Material:
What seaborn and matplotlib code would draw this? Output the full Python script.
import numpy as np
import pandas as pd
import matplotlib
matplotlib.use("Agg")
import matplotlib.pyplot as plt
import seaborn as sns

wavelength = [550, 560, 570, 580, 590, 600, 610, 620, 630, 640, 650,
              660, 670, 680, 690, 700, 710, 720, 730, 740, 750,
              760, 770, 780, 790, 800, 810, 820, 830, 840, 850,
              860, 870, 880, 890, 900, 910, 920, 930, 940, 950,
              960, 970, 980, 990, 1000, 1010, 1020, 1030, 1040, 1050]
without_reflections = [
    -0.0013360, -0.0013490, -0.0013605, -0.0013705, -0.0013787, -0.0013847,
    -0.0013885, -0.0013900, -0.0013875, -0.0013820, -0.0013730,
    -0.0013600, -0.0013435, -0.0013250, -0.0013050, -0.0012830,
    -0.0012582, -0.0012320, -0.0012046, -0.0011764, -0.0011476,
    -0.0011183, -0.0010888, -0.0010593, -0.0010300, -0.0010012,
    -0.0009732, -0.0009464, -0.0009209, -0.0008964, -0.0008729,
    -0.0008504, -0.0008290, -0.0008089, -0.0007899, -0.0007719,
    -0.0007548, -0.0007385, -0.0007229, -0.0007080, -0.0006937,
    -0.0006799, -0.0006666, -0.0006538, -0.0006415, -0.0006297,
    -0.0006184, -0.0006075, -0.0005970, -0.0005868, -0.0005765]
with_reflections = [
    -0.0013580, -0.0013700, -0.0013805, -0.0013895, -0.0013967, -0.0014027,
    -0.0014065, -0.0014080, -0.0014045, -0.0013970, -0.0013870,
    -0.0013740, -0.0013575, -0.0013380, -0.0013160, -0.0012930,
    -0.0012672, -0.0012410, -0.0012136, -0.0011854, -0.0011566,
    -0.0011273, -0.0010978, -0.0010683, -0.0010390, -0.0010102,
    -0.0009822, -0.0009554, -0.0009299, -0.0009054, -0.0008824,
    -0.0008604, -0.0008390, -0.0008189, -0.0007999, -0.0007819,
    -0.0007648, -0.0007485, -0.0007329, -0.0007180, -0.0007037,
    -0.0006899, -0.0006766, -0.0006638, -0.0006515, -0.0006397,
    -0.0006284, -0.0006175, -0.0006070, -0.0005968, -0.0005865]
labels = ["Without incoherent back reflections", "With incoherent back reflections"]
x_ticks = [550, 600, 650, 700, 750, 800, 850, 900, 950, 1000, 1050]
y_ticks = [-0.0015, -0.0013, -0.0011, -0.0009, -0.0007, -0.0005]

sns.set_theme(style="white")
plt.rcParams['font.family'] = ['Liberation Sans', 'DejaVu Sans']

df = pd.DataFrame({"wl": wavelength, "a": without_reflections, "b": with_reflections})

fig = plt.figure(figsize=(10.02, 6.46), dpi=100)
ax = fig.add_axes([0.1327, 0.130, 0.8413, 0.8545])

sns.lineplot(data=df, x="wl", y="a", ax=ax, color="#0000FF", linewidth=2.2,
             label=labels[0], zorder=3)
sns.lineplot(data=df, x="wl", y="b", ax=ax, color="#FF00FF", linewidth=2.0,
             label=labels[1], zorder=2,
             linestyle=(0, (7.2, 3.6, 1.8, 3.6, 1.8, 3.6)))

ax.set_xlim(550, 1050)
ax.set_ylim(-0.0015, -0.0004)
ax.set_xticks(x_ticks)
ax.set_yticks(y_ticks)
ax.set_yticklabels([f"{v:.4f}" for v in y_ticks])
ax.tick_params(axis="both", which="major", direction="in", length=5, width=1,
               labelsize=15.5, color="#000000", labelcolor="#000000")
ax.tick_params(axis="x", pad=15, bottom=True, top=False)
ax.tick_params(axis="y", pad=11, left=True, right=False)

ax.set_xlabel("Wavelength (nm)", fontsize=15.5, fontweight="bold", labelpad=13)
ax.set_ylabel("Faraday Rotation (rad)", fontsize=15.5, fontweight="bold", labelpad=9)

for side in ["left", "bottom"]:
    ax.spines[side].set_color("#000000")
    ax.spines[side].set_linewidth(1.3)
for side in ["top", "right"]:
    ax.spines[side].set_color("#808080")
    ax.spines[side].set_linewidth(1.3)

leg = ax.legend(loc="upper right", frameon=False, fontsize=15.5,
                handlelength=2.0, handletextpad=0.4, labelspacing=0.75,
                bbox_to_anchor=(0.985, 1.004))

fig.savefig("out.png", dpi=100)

Task description: Please output the entire listing exactly as it stands.

Task response:
What seaborn and matplotlib code would draw this? Output the full Python script.
import numpy as np
import pandas as pd
import matplotlib
matplotlib.use("Agg")
import matplotlib.pyplot as plt
import seaborn as sns

wavelength = [550, 560, 570, 580, 590, 600, 610, 620, 630, 640, 650,
              660, 670, 680, 690, 700, 710, 720, 730, 740, 750,
              760, 770, 780, 790, 800, 810, 820, 830, 840, 850,
              860, 870, 880, 890, 900, 910, 920, 930, 940, 950,
              960, 970, 980, 990, 1000, 1010, 1020, 1030, 1040, 1050]
without_reflections = [
    -0.0013360, -0.0013490, -0.0013605, -0.0013705, -0.0013787, -0.0013847,
    -0.0013885, -0.0013900, -0.0013875, -0.0013820, -0.0013730,
    -0.0013600, -0.0013435, -0.0013250, -0.0013050, -0.0012830,
    -0.0012582, -0.0012320, -0.0012046, -0.0011764, -0.0011476,
    -0.0011183, -0.0010888, -0.0010593, -0.0010300, -0.0010012,
    -0.0009732, -0.0009464, -0.0009209, -0.0008964, -0.0008729,
    -0.0008504, -0.0008290, -0.0008089, -0.0007899, -0.0007719,
    -0.0007548, -0.0007385, -0.0007229, -0.0007080, -0.0006937,
    -0.0006799, -0.0006666, -0.0006538, -0.0006415, -0.0006297,
    -0.0006184, -0.0006075, -0.0005970, -0.0005868, -0.0005765]
with_reflections = [
    -0.0013580, -0.0013700, -0.0013805, -0.0013895, -0.0013967, -0.0014027,
    -0.0014065, -0.0014080, -0.0014045, -0.0013970, -0.0013870,
    -0.0013740, -0.0013575, -0.0013380, -0.0013160, -0.0012930,
    -0.0012672, -0.0012410, -0.0012136, -0.0011854, -0.0011566,
    -0.0011273, -0.0010978, -0.0010683, -0.0010390, -0.0010102,
    -0.0009822, -0.0009554, -0.0009299, -0.0009054, -0.0008824,
    -0.0008604, -0.0008390, -0.0008189, -0.0007999, -0.0007819,
    -0.0007648, -0.0007485, -0.0007329, -0.0007180, -0.0007037,
    -0.0006899, -0.0006766, -0.0006638, -0.0006515, -0.0006397,
    -0.0006284, -0.0006175, -0.0006070, -0.0005968, -0.0005865]
labels = ["Without incoherent back reflections", "With incoherent back reflections"]
x_ticks = [550, 600, 650, 700, 750, 800, 850, 900, 950, 1000, 1050]
y_ticks = [-0.0015, -0.0013, -0.0011, -0.0009, -0.0007, -0.0005]

sns.set_theme(style="white")
plt.rcParams['font.family'] = ['Liberation Sans', 'DejaVu Sans']

df = pd.DataFrame({"wl": wavelength, "a": without_reflections, "b": with_reflections})

fig = plt.figure(figsize=(10.02, 6.46), dpi=100)
ax = fig.add_axes([0.1327, 0.130, 0.8413, 0.8545])

sns.lineplot(data=df, x="wl", y="a", ax=ax, color="#0000FF", linewidth=2.2,
             label=labels[0], zorder=3)
sns.lineplot(data=df, x="wl", y="b", ax=ax, color="#FF00FF", linewidth=2.0,
             label=labels[1], zorder=2,
             linestyle=(0, (7.2, 3.6, 1.8, 3.6, 1.8, 3.6)))

ax.set_xlim(550, 1050)
ax.set_ylim(-0.0015, -0.0004)
ax.set_xticks(x_ticks)
ax.set_yticks(y_ticks)
ax.set_yticklabels([f"{v:.4f}" for v in y_ticks])
ax.tick_params(axis="both", which="major", direction="in", length=5, width=1,
               labelsize=15.5, color="#000000", labelcolor="#000000")
ax.tick_params(axis="x", pad=15, bottom=True, top=False)
ax.tick_params(axis="y", pad=11, left=True, right=False)

ax.set_xlabel("Wavelength (nm)", fontsize=15.5, fontweight="bold", labelpad=13)
ax.set_ylabel("Faraday Rotation (rad)", fontsize=15.5, fontweight="bold", labelpad=9)

for side in ["left", "bottom"]:
    ax.spines[side].set_color("#000000")
    ax.spines[side].set_linewidth(1.3)
for side in ["top", "right"]:
    ax.spines[side].set_color("#808080")
    ax.spines[side].set_linewidth(1.3)

leg = ax.legend(loc="upper right", frameon=False, fontsize=15.5,
                handlelength=2.0, handletextpad=0.4, labelspacing=0.75,
                bbox_to_anchor=(0.985, 1.004))

fig.savefig("out.png", dpi=100)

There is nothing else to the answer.